Sorry for the long gabbled post, if you have made it through without gouging your eyes out with spoons then any help will be appreciated, thanks.



  • Liz

    I have completed several 10 milers and always benefitted from having done at least 3 training runs of that distance prior to a race. The benefits are both physical (increased endurance) and psychological (you're not expending energy worrying if you can last the distance) Its one less factor to have to consider. If its done at long slow run pace then I would do my last one 2 weeks before the event. Come the last week of training I would recommend cutting your mileage by 50% to ensure you take to the start line refreshed and raring to go. RW have a no programmes on the net which would be helpful to follow.      

    Best of luck 

    PS Garbled is good!


  • I agree with John's comments above. You have time to increase up  to a 10 miler then bring it down again in time for the race. Portsmouth is a big event and the crowds of runners will keep you from racing off to fast at the start, so long as you are in the correct pen to start with. Enjoy it as its scenic and don't worry about being last, there are always a few that walk it.

  • Liz, congratulations on your first 10K.

    If you can get your long run up to and even a mile or two PAST your race distance it's not only good training but it's a really good psychological advantage on the day - if  you're getting tired during the race it's great to be able to tell yourself "well, I've run 12 miles a couple of times in training, so I know I can do 10!"

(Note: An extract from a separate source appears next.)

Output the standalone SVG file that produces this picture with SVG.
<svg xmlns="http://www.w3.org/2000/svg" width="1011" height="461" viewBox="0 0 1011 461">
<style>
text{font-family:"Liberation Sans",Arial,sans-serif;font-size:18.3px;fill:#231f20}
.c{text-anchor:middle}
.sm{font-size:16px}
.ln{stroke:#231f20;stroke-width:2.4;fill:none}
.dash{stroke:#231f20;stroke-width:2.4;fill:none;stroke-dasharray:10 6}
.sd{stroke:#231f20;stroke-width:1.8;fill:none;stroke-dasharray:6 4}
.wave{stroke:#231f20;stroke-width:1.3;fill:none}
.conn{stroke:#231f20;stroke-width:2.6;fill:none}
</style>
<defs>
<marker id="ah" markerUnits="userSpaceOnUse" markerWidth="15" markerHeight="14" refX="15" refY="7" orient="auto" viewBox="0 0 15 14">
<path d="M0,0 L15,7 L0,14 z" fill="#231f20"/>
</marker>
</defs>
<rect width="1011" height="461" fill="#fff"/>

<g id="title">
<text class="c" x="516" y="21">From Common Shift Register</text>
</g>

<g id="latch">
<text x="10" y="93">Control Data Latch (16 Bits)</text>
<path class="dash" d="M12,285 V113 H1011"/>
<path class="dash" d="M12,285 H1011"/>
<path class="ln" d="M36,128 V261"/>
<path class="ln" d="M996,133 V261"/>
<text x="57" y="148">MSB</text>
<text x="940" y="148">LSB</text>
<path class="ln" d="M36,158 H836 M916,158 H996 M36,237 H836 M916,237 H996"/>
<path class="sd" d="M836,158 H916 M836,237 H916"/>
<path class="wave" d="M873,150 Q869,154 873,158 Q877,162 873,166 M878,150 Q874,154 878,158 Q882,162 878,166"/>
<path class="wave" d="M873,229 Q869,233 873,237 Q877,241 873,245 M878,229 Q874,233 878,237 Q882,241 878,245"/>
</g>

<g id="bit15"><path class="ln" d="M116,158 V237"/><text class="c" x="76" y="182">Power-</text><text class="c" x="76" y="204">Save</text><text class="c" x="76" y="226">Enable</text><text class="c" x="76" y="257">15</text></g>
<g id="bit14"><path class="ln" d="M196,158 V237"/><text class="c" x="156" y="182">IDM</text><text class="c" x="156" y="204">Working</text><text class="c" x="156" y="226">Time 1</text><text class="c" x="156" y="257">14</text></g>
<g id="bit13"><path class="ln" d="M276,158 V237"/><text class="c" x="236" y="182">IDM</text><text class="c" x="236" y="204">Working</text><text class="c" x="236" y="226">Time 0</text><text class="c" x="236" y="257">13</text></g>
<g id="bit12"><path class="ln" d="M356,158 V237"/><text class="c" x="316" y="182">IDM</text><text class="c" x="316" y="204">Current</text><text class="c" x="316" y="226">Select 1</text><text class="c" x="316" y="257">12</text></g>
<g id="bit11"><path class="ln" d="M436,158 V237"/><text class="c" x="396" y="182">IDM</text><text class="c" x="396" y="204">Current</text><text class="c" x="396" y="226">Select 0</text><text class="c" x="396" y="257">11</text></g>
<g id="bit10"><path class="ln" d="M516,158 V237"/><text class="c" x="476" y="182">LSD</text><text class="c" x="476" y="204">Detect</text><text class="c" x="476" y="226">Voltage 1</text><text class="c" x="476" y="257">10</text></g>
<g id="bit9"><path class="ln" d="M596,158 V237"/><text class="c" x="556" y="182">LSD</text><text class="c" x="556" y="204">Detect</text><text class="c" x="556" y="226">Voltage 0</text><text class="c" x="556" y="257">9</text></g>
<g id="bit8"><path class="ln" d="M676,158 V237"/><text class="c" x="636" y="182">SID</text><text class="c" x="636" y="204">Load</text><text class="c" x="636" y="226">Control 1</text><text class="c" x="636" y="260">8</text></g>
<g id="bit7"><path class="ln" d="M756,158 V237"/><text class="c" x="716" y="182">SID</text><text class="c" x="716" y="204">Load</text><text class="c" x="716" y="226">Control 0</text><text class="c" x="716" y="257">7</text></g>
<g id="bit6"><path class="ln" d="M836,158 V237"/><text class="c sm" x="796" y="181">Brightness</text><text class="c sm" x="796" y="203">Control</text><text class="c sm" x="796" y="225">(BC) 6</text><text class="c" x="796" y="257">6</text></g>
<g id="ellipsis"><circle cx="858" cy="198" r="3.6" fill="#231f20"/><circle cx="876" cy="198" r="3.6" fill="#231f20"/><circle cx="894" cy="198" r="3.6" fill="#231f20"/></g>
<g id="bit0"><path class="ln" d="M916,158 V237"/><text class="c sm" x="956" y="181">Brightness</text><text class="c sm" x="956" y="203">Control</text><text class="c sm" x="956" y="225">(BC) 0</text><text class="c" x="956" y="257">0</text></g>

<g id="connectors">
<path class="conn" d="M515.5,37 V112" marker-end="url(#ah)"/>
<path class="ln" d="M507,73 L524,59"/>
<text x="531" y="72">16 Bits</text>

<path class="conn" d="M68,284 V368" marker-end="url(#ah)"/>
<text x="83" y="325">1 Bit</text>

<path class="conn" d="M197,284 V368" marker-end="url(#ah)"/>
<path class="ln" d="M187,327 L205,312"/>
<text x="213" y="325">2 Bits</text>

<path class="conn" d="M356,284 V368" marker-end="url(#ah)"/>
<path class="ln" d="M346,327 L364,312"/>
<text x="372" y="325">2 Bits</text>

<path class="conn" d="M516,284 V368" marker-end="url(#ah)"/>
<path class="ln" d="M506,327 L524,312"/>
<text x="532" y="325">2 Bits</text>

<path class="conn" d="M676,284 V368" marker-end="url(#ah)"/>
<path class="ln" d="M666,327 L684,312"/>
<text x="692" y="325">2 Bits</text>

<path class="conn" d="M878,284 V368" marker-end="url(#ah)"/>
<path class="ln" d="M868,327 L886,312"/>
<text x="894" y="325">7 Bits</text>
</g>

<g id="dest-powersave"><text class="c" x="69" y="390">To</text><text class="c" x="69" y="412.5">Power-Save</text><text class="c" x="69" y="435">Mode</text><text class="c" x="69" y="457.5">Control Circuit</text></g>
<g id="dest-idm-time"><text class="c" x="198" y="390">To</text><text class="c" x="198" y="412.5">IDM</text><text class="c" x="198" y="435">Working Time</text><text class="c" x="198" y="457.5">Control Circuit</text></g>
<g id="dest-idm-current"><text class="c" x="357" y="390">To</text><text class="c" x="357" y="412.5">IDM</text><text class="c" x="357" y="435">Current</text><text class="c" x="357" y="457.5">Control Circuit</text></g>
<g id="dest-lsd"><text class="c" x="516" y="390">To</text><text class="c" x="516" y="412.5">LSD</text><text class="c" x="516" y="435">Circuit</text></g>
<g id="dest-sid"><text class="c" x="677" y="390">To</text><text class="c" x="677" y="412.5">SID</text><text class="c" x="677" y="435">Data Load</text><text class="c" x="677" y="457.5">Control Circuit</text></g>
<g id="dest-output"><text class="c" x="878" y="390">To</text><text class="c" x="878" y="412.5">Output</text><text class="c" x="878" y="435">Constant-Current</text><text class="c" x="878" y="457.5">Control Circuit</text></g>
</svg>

    You've got a few weeks, so see if you can up the length of your long run by a mile a week for two or three weeks, then drop back to 8, then up it again (e.g. 8 - 9 - 10 - 8 10 - 11 - 12 - 6 - RACE.

    Have your last proper long run a couple of weeks before the race then taper, as I've indicated with these long runs, but also decrease your shorter runs in the last week or so to make sure you're nicely rested on the day. 

  • Ok brilliant i'll start building up so that a can do 2-3 full length practices and then taper for race day.  7ish miles felt so much easier this morning than the first time i did it so makes sense to get up to 10 and stick there for a while so it seems like a normal sunday run come race day.  I just didn't know if it would be to much as i am not used to the distances.


    Thanks for all your help, i'm really looking forward to it and already the thought of finding a half marathon to do is creeping into my head. I mean it's only 3 more milesimage

  • Sorry i cross postedwith you Debra, you right going past race distance is worth doing seen as though i have the time.


  • Liz, watch out, you'll be over with us ultra-running nuts before you know it! image And yes, if you can do a 10 miler than you can train for and run a half-marathon no problem.

    Seriously, the physical benefits of going over distance are good, but the psychological benefits are even better!

    When I was starting to really increase the length of my long runs, I found that the first time I reached a certain distance it was hard. The next long run, when I was going past that, the distance I'd done once previously was okay, it was the NEW extra couple of miles that were hard...

  • Not sure about ever even contemplating an ultra those distances are immense.

    Looks like atleast an 8 miler for me next weekend, i'd best get a route sorted. Thanks for all your help.